From Cost-Cutting to Strategic Intelligence
For years, procurement software promised savings through competitive bidding and volume discounts. In 2026, the conversation has shifted. Buyers using AI procurement platforms are less focused on unit price and more focused on supplier reliability scores, geopolitical risk, and real-time inventory availability across their entire supply chain.
What the Platforms Actually Do Now
Leading B2B procurement AI tools now integrate directly with supplier APIs to pull live pricing, inventory levels, and delivery performance data. Instead of negotiating once a quarter, procurement managers get continuous price optimization alerts when market conditions shift. Some platforms have added natural language interfaces so buyers can ask "what is my supply risk for component X over the next 90 days?" and get a structured risk breakdown.
The Adoption Curve
Enterprise adoption is accelerating, but SMBs are lagging. Most AI procurement tools require significant ERP integration work to pull clean data, which puts them out of reach for smaller buyers without dedicated IT resources. The gap is starting to close with more plug-and-play options from B2B marketplaces, but the learning curve remains steep for non-technical procurement teams.

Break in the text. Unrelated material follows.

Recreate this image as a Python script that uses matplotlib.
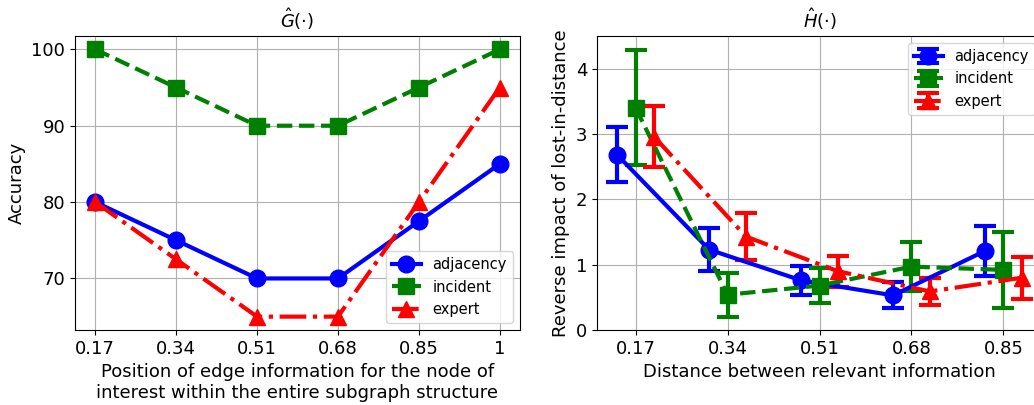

What This Means for Suppliers
Suppliers who invest in API-connected inventory and pricing systems are appearing higher in AI-driven procurement recommendations. Those still relying on static catalogs and manual quote processes are increasingly deprioritized. The competitive pressure to go digital is no longer just about customer experience — it is now directly affecting search ranking inside procurement platforms.